__MATERIAL PROVIDED__

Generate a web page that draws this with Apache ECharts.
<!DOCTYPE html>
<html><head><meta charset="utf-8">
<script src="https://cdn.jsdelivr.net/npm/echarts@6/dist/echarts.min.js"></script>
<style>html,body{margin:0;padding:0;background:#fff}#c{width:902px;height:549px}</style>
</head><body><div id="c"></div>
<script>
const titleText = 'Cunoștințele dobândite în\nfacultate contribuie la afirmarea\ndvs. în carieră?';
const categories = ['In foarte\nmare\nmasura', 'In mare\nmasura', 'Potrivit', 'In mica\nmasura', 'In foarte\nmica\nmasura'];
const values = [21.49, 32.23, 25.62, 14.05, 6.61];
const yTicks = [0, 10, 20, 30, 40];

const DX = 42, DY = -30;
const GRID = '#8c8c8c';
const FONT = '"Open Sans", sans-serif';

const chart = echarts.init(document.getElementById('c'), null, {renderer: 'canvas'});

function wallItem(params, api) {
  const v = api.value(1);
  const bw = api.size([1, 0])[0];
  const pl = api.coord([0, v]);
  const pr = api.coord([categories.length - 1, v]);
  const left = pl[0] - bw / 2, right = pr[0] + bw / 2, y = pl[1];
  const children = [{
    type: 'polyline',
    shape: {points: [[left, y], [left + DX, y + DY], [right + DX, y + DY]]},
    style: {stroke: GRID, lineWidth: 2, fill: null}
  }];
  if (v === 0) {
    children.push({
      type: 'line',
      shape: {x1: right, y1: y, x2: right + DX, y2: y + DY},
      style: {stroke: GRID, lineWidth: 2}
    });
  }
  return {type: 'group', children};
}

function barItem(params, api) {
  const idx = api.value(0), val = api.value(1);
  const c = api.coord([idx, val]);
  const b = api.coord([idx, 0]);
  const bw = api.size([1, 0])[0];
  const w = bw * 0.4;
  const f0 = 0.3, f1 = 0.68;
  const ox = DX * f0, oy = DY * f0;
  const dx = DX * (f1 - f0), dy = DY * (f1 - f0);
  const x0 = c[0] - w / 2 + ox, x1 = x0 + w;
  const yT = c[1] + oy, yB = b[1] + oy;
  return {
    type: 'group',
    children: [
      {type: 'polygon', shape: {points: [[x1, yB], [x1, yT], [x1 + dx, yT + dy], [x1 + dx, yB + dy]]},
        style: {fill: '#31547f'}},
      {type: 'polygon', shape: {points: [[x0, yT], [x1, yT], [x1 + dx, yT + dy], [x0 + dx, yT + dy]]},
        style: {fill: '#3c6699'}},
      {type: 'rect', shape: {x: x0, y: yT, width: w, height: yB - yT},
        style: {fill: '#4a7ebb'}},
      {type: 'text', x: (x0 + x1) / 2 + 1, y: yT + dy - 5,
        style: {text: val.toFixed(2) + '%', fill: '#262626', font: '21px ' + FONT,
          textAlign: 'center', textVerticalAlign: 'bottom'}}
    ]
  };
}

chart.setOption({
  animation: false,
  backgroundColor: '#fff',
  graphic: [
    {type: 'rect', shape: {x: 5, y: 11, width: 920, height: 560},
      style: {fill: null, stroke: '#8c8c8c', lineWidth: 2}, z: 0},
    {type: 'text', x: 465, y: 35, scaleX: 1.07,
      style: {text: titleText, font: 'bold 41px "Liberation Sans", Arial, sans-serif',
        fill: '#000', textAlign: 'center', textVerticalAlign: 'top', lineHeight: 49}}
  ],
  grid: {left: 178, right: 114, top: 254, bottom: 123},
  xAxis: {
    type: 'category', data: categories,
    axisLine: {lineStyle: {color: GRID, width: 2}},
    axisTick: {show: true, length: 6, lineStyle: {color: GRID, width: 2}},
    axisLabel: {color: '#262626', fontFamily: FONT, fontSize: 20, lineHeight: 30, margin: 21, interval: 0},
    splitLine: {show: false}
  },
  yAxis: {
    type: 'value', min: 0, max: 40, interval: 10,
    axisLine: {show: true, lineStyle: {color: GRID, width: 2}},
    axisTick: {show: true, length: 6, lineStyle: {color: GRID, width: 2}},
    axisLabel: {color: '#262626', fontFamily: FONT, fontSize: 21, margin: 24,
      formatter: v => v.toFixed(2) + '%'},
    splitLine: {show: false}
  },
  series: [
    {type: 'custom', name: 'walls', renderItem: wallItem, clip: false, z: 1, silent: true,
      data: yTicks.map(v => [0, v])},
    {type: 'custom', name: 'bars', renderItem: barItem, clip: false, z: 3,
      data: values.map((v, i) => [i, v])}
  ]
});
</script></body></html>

__WHAT TO PRODUCE__
The listing above must be transcribed exactly, line by line.

__THE REPLY__
Generate a web page that draws this with Apache ECharts.
<!DOCTYPE html>
<html><head><meta charset="utf-8">
<script src="https://cdn.jsdelivr.net/npm/echarts@6/dist/echarts.min.js"></script>
<style>html,body{margin:0;padding:0;background:#fff}#c{width:902px;height:549px}</style>
</head><body><div id="c"></div>
<script>
const titleText = 'Cunoștințele dobândite în\nfacultate contribuie la afirmarea\ndvs. în carieră?';
const categories = ['In foarte\nmare\nmasura', 'In mare\nmasura', 'Potrivit', 'In mica\nmasura', 'In foarte\nmica\nmasura'];
const values = [21.49, 32.23, 25.62, 14.05, 6.61];
const yTicks = [0, 10, 20, 30, 40];

const DX = 42, DY = -30;
const GRID = '#8c8c8c';
const FONT = '"Open Sans", sans-serif';

const chart = echarts.init(document.getElementById('c'), null, {renderer: 'canvas'});

function wallItem(params, api) {
  const v = api.value(1);
  const bw = api.size([1, 0])[0];
  const pl = api.coord([0, v]);
  const pr = api.coord([categories.length - 1, v]);
  const left = pl[0] - bw / 2, right = pr[0] + bw / 2, y = pl[1];
  const children = [{
    type: 'polyline',
    shape: {points: [[left, y], [left + DX, y + DY], [right + DX, y + DY]]},
    style: {stroke: GRID, lineWidth: 2, fill: null}
  }];
  if (v === 0) {
    children.push({
      type: 'line',
      shape: {x1: right, y1: y, x2: right + DX, y2: y + DY},
      style: {stroke: GRID, lineWidth: 2}
    });
  }
  return {type: 'group', children};
}

function barItem(params, api) {
  const idx = api.value(0), val = api.value(1);
  const c = api.coord([idx, val]);
  const b = api.coord([idx, 0]);
  const bw = api.size([1, 0])[0];
  const w = bw * 0.4;
  const f0 = 0.3, f1 = 0.68;
  const ox = DX * f0, oy = DY * f0;
  const dx = DX * (f1 - f0), dy = DY * (f1 - f0);
  const x0 = c[0] - w / 2 + ox, x1 = x0 + w;
  const yT = c[1] + oy, yB = b[1] + oy;
  return {
    type: 'group',
    children: [
      {type: 'polygon', shape: {points: [[x1, yB], [x1, yT], [x1 + dx, yT + dy], [x1 + dx, yB + dy]]},
        style: {fill: '#31547f'}},
      {type: 'polygon', shape: {points: [[x0, yT], [x1, yT], [x1 + dx, yT + dy], [x0 + dx, yT + dy]]},
        style: {fill: '#3c6699'}},
      {type: 'rect', shape: {x: x0, y: yT, width: w, height: yB - yT},
        style: {fill: '#4a7ebb'}},
      {type: 'text', x: (x0 + x1) / 2 + 1, y: yT + dy - 5,
        style: {text: val.toFixed(2) + '%', fill: '#262626', font: '21px ' + FONT,
          textAlign: 'center', textVerticalAlign: 'bottom'}}
    ]
  };
}

chart.setOption({
  animation: false,
  backgroundColor: '#fff',
  graphic: [
    {type: 'rect', shape: {x: 5, y: 11, width: 920, height: 560},
      style: {fill: null, stroke: '#8c8c8c', lineWidth: 2}, z: 0},
    {type: 'text', x: 465, y: 35, scaleX: 1.07,
      style: {text: titleText, font: 'bold 41px "Liberation Sans", Arial, sans-serif',
        fill: '#000', textAlign: 'center', textVerticalAlign: 'top', lineHeight: 49}}
  ],
  grid: {left: 178, right: 114, top: 254, bottom: 123},
  xAxis: {
    type: 'category', data: categories,
    axisLine: {lineStyle: {color: GRID, width: 2}},
    axisTick: {show: true, length: 6, lineStyle: {color: GRID, width: 2}},
    axisLabel: {color: '#262626', fontFamily: FONT, fontSize: 20, lineHeight: 30, margin: 21, interval: 0},
    splitLine: {show: false}
  },
  yAxis: {
    type: 'value', min: 0, max: 40, interval: 10,
    axisLine: {show: true, lineStyle: {color: GRID, width: 2}},
    axisTick: {show: true, length: 6, lineStyle: {color: GRID, width: 2}},
    axisLabel: {color: '#262626', fontFamily: FONT, fontSize: 21, margin: 24,
      formatter: v => v.toFixed(2) + '%'},
    splitLine: {show: false}
  },
  series: [
    {type: 'custom', name: 'walls', renderItem: wallItem, clip: false, z: 1, silent: true,
      data: yTicks.map(v => [0, v])},
    {type: 'custom', name: 'bars', renderItem: barItem, clip: false, z: 3,
      data: values.map((v, i) => [i, v])}
  ]
});
</script></body></html>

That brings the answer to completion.